Give again exactly the lines that run from the start of the records to the line holding "plt.rcParams['mathtext.fontset'] = 'stix'", both ends counted. Do not include the pictures.

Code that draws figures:
━━━━

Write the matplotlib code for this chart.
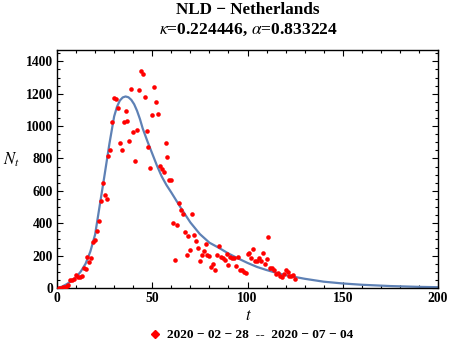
import numpy as np
import matplotlib
matplotlib.use('Agg')
import matplotlib.pyplot as plt
from matplotlib.ticker import MultipleLocator
from matplotlib.lines import Line2D

plt.rcParams['font.family'] = 'Liberation Serif'
plt.rcParams['mathtext.fontset'] = 'stix'

# daily counts
days = list(range(1, 126))
cases = [1, 2, 5, 6, 10, 19, 48, 52, 56, 80,
         68, 68, 72, 122, 118, 192, 163, 184, 287, 296,
         353, 415, 539, 646, 576, 551, 818, 855, 1024, 1175,
         1167, 1111, 894, 853, 1024, 1092, 1030, 910, 1229, 962,
         782, 973, 1225, 1340, 1320, 1179, 968, 873, 741, 1068,
         1241, 1148, 1074, 756, 733, 714, 894, 812, 667, 667,
         403, 175, 392, 522, 481, 454, 343, 206, 324, 237,
         460, 326, 291, 250, 167, 203, 231, 274, 206, 196,
         132, 151, 112, 204, 262, 192, 184, 175, 213, 141,
         192, 184, 188, 138, 192, 110, 110, 101, 95, 213,
         219, 188, 242, 167, 167, 188, 167, 219, 151, 180,
         312, 126, 122, 113, 85, 93, 72, 68, 89, 113,
         97, 72, 76, 80, 56]

# fitted curve
fit_t = [0, 2.5, 5, 7.5, 10, 12.5, 15, 17.5, 20, 22.5, 25, 27.5, 30, 31.5, 33,
         34.5, 36, 37.5, 39, 40.5, 42, 43.5, 45, 47.5, 50, 52.5, 55, 57.5, 60,
         65, 70, 75, 80, 85, 90, 95, 100, 105, 110, 115, 120, 130, 140, 150,
         160, 175, 190, 200]
fit_n = [0, 8, 23, 42, 66, 102, 150, 225, 330, 515, 700, 890, 1060, 1120, 1158,
         1177, 1183, 1178, 1162, 1135, 1095, 1045, 985, 905, 830, 755, 688, 635, 590,
         495, 405, 333, 280, 248, 213, 183, 155, 130, 111, 94, 79, 57, 39, 28,
         20, 12, 7, 5]

title1 = 'NLD \u2212 Netherlands'
title2 = r'$\kappa$=0.224446, $\alpha$=0.833224'
legend_label = '2020 \u2212 02 \u2212 28  --  2020 \u2212 07 \u2212 04'

fig = plt.figure(figsize=(4.5, 3.43), dpi=100)
ax = fig.add_axes([57/450, 1-288/343, 381/450, 238/343])

ax.plot(fit_t, fit_n, color='#5E81B5', lw=1.6, zorder=2)
ax.plot(days, cases, 'o', color='#FF0000', ms=3.3, mec='none', zorder=3)

ax.set_xlim(0, 200)
ax.set_ylim(0, 1470)
ax.xaxis.set_major_locator(MultipleLocator(50))
ax.xaxis.set_minor_locator(MultipleLocator(10))
ax.yaxis.set_major_locator(MultipleLocator(200))
ax.yaxis.set_minor_locator(MultipleLocator(50))
ax.tick_params(which='both', direction='in', top=True, right=True, width=0.8)
ax.tick_params(which='major', length=4, labelsize=9.8, pad=3)
ax.tick_params(which='minor', length=2)
for lab in ax.get_xticklabels() + ax.get_yticklabels():
    lab.set_fontweight('bold')
for s in ax.spines.values():
    s.set_linewidth(1.0)

fig.text(248/450, 1-10/343, title1, ha='center', va='center', fontsize=12.3, fontweight='bold')
fig.text(248/450, 1-30/343, title2, ha='center', va='center', fontsize=12.6, fontweight='bold')
fig.text(248/450, 1-316/343, r'$t$', ha='center', va='center', fontsize=12)
fig.text(11/450, 1-160/343, r'$N_t$', ha='center', va='center', fontsize=12)

h = Line2D([], [], marker='D', color='#FF0000', ls='none', ms=4.5)
fig.legend([h], [legend_label], loc='center', bbox_to_anchor=(251/450, 1-335/343),
           frameon=False, handletextpad=0.4, prop={'weight': 'bold', 'size': 9.6},
           handlelength=1, borderpad=0)

fig.savefig('out.png', dpi=100)
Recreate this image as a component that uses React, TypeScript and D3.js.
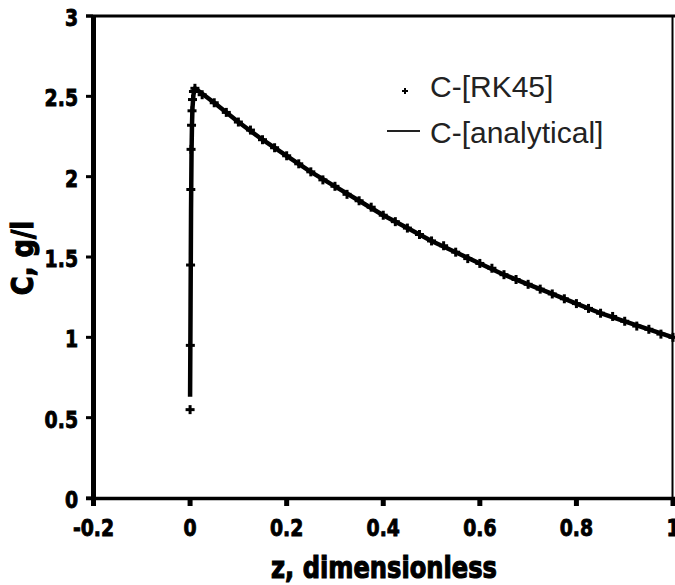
import React from "react";
import * as d3 from "d3";

// values
const rkZ = [0, 0.0005, 0.001, 0.0015, 0.002, 0.003, 0.004, 0.005, 0.007, 0.01,
  0.025, 0.05, 0.075, 0.1, 0.125, 0.15, 0.175, 0.2, 0.225, 0.25, 0.275, 0.3,
  0.325, 0.35, 0.375, 0.4, 0.425, 0.45, 0.475, 0.5, 0.525, 0.55, 0.575, 0.6,
  0.625, 0.65, 0.675, 0.7, 0.725, 0.75, 0.775, 0.8, 0.825, 0.85, 0.875, 0.9,
  0.925, 0.95, 0.975, 1.0];
const rkC = [0.55, 0.95, 1.45, 1.92, 2.17, 2.32, 2.41, 2.48, 2.53, 2.55,
  2.51, 2.46, 2.4, 2.34, 2.29, 2.23, 2.18, 2.13, 2.08, 2.03, 1.98, 1.94,
  1.89, 1.85, 1.81, 1.76, 1.72, 1.68, 1.64, 1.6, 1.57, 1.53, 1.49, 1.46,
  1.43, 1.39, 1.36, 1.33, 1.3, 1.27, 1.24, 1.21, 1.18, 1.15, 1.13, 1.1,
  1.07, 1.05, 1.02, 1.0];

const anZ = [0, 0.001, 0.002, 0.003, 0.004, 0.005, 0.007, 0.01, 0.05, 0.1,
  0.15, 0.2, 0.25, 0.3, 0.35, 0.4, 0.45, 0.5, 0.55, 0.6, 0.65, 0.7, 0.75,
  0.8, 0.85, 0.9, 0.95, 1.0];
const anC = [0.63, 1.2, 1.8, 2.15, 2.33, 2.43, 2.51, 2.55, 2.46, 2.34,
  2.23, 2.13, 2.03, 1.94, 1.85, 1.76, 1.68, 1.6, 1.53, 1.46, 1.39, 1.33, 1.27,
  1.21, 1.15, 1.1, 1.05, 1.0];

const xTicks = [-0.2, 0, 0.2, 0.4, 0.6, 0.8, 1];
const xTickLabels = ["-0.2", "0", "0.2", "0.4", "0.6", "0.8", "1"];
const yTicks = [0, 0.5, 1, 1.5, 2, 2.5, 3];
const yTickLabels = ["0", "0.5", "1", "1.5", "2", "2.5", "3"];

const seriesNames = ["C-[RK45]", "C-[analytical]"];

const App = () => {
  const x = d3.scaleLinear().domain([-0.2, 1]).range([93.5, 673]);
  const y = d3.scaleLinear().domain([0, 3]).range([498, 16]);

  const line = d3.line<number>()
    .x((d, i) => x(anZ[i]))
    .y(d => y(d));

  const boldFont = "'DejaVu Sans', sans-serif";
  const plus = (cx: number, cy: number, r: number, w: number, key?: any) => (
    <g key={key}>
      <line x1={cx - r} x2={cx + r} y1={cy} y2={cy} stroke="#000" strokeWidth={w} />
      <line x1={cx} x2={cx} y1={cy - r} y2={cy + r} stroke="#000" strokeWidth={w} />
    </g>
  );

  return (
    <svg width={675} height={585} style={{position: "absolute", left: 0, top: 0, background: "#fff"}}>
      <rect width={675} height={585} fill="#fff" />

      {/* frame */}
      <line x1={86} x2={675} y1={16} y2={16} stroke="#000" strokeWidth={3} />
      <line x1={672.5} x2={672.5} y1={16} y2={498} stroke="#000" strokeWidth={2} />
      <line x1={86} x2={675} y1={498.5} y2={498.5} stroke="#000" strokeWidth={3.5} />
      <line x1={93.5} x2={93.5} y1={16} y2={500} stroke="#000" strokeWidth={5} />

      {/* y axis ticks */}
      {yTicks.map((t, i) => (
        <g key={"y" + i}>
          <line x1={86} x2={93} y1={y(t)} y2={y(t)} stroke="#000" strokeWidth={3} />
          <text transform={`translate(78,${y(t) + 10}) scale(0.82,1)`} textAnchor="end"
            fontFamily={boldFont} fontWeight="bold" fontSize={23}
            stroke="#000" strokeWidth={0.9}>{yTickLabels[i]}</text>
        </g>
      ))}

      {/* x axis ticks */}
      {xTicks.map((t, i) => (
        <g key={"x" + i}>
          <line x1={x(t)} x2={x(t)} y1={498} y2={506} stroke="#000" strokeWidth={5} />
          <text transform={`translate(${x(t)},536) scale(0.82,1)`} textAnchor="middle"
            fontFamily={boldFont} fontWeight="bold" fontSize={23}
            stroke="#000" strokeWidth={0.9}>{xTickLabels[i]}</text>
        </g>
      ))}

      {/* axis titles */}
      <text transform="translate(384,578) scale(0.78,1)" textAnchor="middle"
        fontFamily={boldFont} fontWeight="bold" fontSize={31}
        stroke="#000" strokeWidth={1.2}>z, dimensionless</text>
      <text transform="translate(33,258) rotate(-90) scale(0.86,1)" textAnchor="middle"
        fontFamily={boldFont} fontWeight="bold" fontSize={30}
        stroke="#000" strokeWidth={1.2}>C, g/l</text>

      {/* analytical line */}
      <path d={line(anC) || ""} fill="none" stroke="#000" strokeWidth={4.5} strokeLinejoin="round" />

      {/* RK45 points */}
      {rkC.map((c, i) => plus(x(rkZ[i]), y(c), 4.5, 3, "p" + i))}

      {/* legend */}
      {plus(405, 91, 3, 2)}
      <text x={430} y={97} fontFamily="'Liberation Sans', Arial, sans-serif" fontSize={30} fill="#222">{seriesNames[0]}</text>
      <line x1={387} x2={420} y1={131} y2={131} stroke="#222" strokeWidth={2} />
      <text x={430} y={143} fontFamily="'Liberation Sans', Arial, sans-serif" fontSize={30} fill="#222">{seriesNames[1]}</text>
    </svg>
  );
};

export default App;
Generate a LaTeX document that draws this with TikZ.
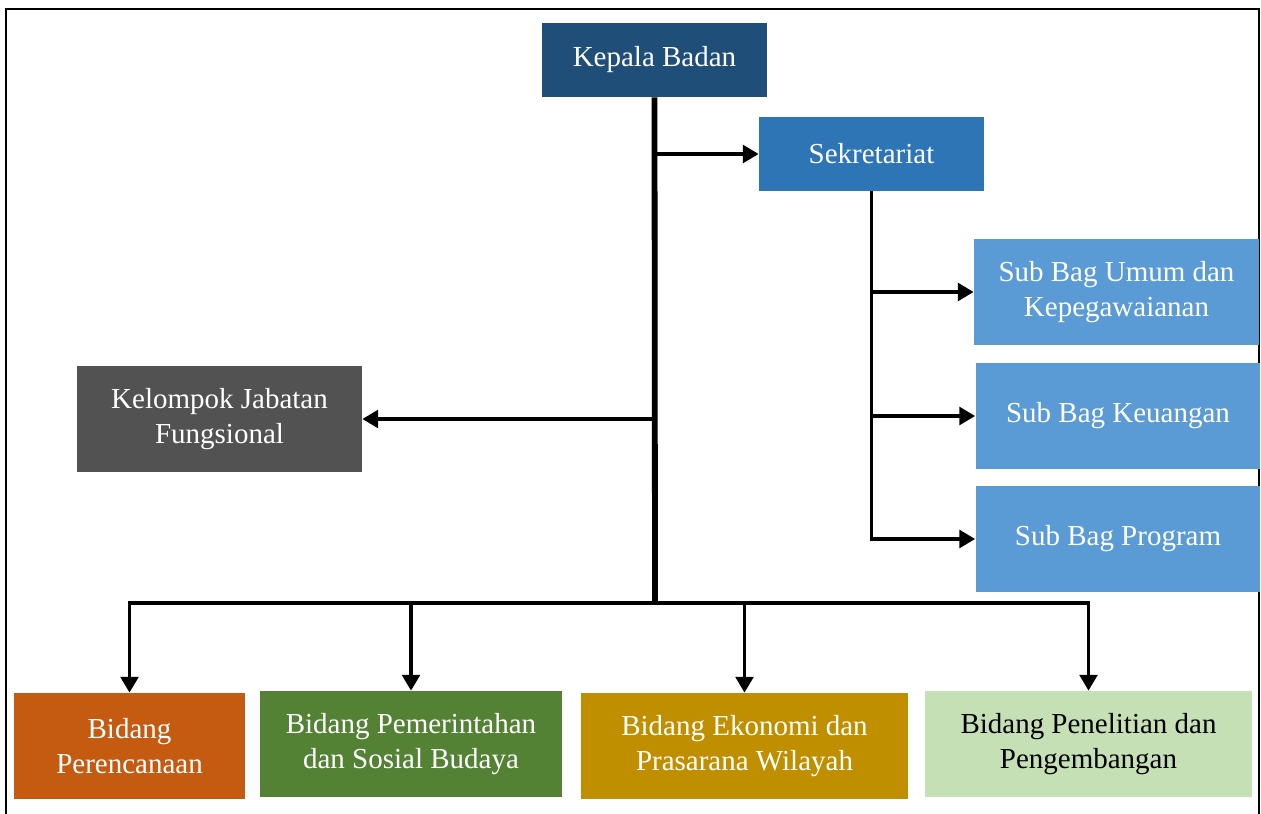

━━━━

Answer to the problem:
Write the matplotlib code for this chart.
import numpy as np
import matplotlib
matplotlib.use('Agg')
import matplotlib.pyplot as plt
from matplotlib.ticker import MultipleLocator
from matplotlib.lines import Line2D

plt.rcParams['font.family'] = 'Liberation Serif'
plt.rcParams['mathtext.fontset'] = 'stix'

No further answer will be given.